(Exercise task) Extract the full listing verbatim and drop any pictures from your copy.

****************************************

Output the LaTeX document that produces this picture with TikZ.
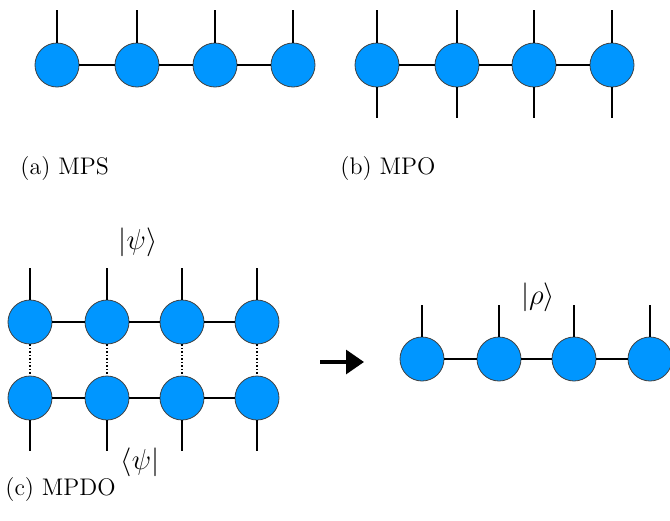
\documentclass[tikz,border=0pt]{standalone}
\usetikzlibrary{arrows.meta}
\definecolor{tensorblue}{RGB}{0,150,255}
\tikzset{
  tensor/.style={circle,draw=black!75,fill=tensorblue,minimum size=22pt,inner sep=0pt},
  leg/.style={line width=0.75pt},
  thickleg/.style={line width=1.3pt},
  caption/.style={anchor=west,font=\large,inner sep=0pt}
}
\begin{document}
\begin{tikzpicture}[x={(0.5pt,0)},y={(0,-0.5pt)}]
      \useasboundingbox (0,0) rectangle (670,520);
      % (a) MPS
      \foreach \x [count=\i] in {57,137,215,293}
      { \node[tensor] at (\x,65) (A-\i) {};
        \draw[leg] (A-\i.north) -- ++(0,-33);
      }
      \foreach \i/\j in {1/2,2/3,3/4}
       { \draw[leg] (A-\i) -- (A-\j);}
      \node[caption] at (20,169) (capA) {(a) MPS};
      % (b) MPO
      \foreach \x [count=\i] in {377,457,534,612}
      { \node[tensor] at (\x,65) (B-\i) {};
        \draw[leg] (B-\i.north) -- ++(0,-33);
        \draw[leg] (B-\i.south) -- ++(0,31);
      }
      \foreach \i/\j in {1/2,2/3,3/4}
       { \draw[leg] (B-\i) -- (B-\j);}
      \node[caption] at (340,169) (capB) {(b) MPO};
      % (c) MPDO
      \foreach \x [count=\i] in {30,107,182,257}
      { \node[tensor] at (\x,322) (K-\i) {};
        \node[tensor] at (\x,398) (L-\i) {};
        \draw[leg] (K-\i.north) -- ++(0,-32);
        \draw[leg] (L-\i.south) -- ++(0,31);
        \draw[leg,densely dotted] (K-\i) -- (L-\i);
      }
      \foreach \i/\j in {1/2,2/3,3/4}
       { \draw[leg] (K-\i) -- (K-\j);
         \draw[leg] (L-\i) -- (L-\j);}
      \node[font=\Large] at (138,242) (ket) {$|\psi\rangle$};
      \node[font=\Large] at (140,462) (bra) {$\langle\psi|$};
      \node[caption] at (5,490) (capC) {(c) MPDO};
      % arrow
      \coordinate (arr-s) at (320,362);
      \coordinate (arr-e) at (364,362);
      \draw[line width=1.6pt,-{Triangle[length=9pt,width=12pt]}] (arr-s) -- (arr-e);
      % rho
      \foreach \x [count=\i] in {422,499,574,650}
      { \node[tensor] at (\x,359) (R-\i) {};
        \draw[thickleg] (R-\i.north) -- ++(0,-32);
      }
      \foreach \i/\j in {1/2,2/3,3/4}
       { \draw[thickleg] (R-\i) -- (R-\j);}
      \node[font=\Large] at (538,297) (rho) {$|\rho\rangle$};
\end{tikzpicture}
\end{document}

****************************************

(Task response)
Output the LaTeX document that produces this picture with TikZ.
\documentclass[tikz,border=0pt]{standalone}
\usetikzlibrary{arrows.meta}
\definecolor{tensorblue}{RGB}{0,150,255}
\tikzset{
  tensor/.style={circle,draw=black!75,fill=tensorblue,minimum size=22pt,inner sep=0pt},
  leg/.style={line width=0.75pt},
  thickleg/.style={line width=1.3pt},
  caption/.style={anchor=west,font=\large,inner sep=0pt}
}
\begin{document}
\begin{tikzpicture}[x={(0.5pt,0)},y={(0,-0.5pt)}]
      \useasboundingbox (0,0) rectangle (670,520);
      % (a) MPS
      \foreach \x [count=\i] in {57,137,215,293}
      { \node[tensor] at (\x,65) (A-\i) {};
        \draw[leg] (A-\i.north) -- ++(0,-33);
      }
      \foreach \i/\j in {1/2,2/3,3/4}
       { \draw[leg] (A-\i) -- (A-\j);}
      \node[caption] at (20,169) (capA) {(a) MPS};
      % (b) MPO
      \foreach \x [count=\i] in {377,457,534,612}
      { \node[tensor] at (\x,65) (B-\i) {};
        \draw[leg] (B-\i.north) -- ++(0,-33);
        \draw[leg] (B-\i.south) -- ++(0,31);
      }
      \foreach \i/\j in {1/2,2/3,3/4}
       { \draw[leg] (B-\i) -- (B-\j);}
      \node[caption] at (340,169) (capB) {(b) MPO};
      % (c) MPDO
      \foreach \x [count=\i] in {30,107,182,257}
      { \node[tensor] at (\x,322) (K-\i) {};
        \node[tensor] at (\x,398) (L-\i) {};
        \draw[leg] (K-\i.north) -- ++(0,-32);
        \draw[leg] (L-\i.south) -- ++(0,31);
        \draw[leg,densely dotted] (K-\i) -- (L-\i);
      }
      \foreach \i/\j in {1/2,2/3,3/4}
       { \draw[leg] (K-\i) -- (K-\j);
         \draw[leg] (L-\i) -- (L-\j);}
      \node[font=\Large] at (138,242) (ket) {$|\psi\rangle$};
      \node[font=\Large] at (140,462) (bra) {$\langle\psi|$};
      \node[caption] at (5,490) (capC) {(c) MPDO};
      % arrow
      \coordinate (arr-s) at (320,362);
      \coordinate (arr-e) at (364,362);
      \draw[line width=1.6pt,-{Triangle[length=9pt,width=12pt]}] (arr-s) -- (arr-e);
      % rho
      \foreach \x [count=\i] in {422,499,574,650}
      { \node[tensor] at (\x,359) (R-\i) {};
        \draw[thickleg] (R-\i.north) -- ++(0,-32);
      }
      \foreach \i/\j in {1/2,2/3,3/4}
       { \draw[thickleg] (R-\i) -- (R-\j);}
      \node[font=\Large] at (538,297) (rho) {$|\rho\rangle$};
\end{tikzpicture}
\end{document}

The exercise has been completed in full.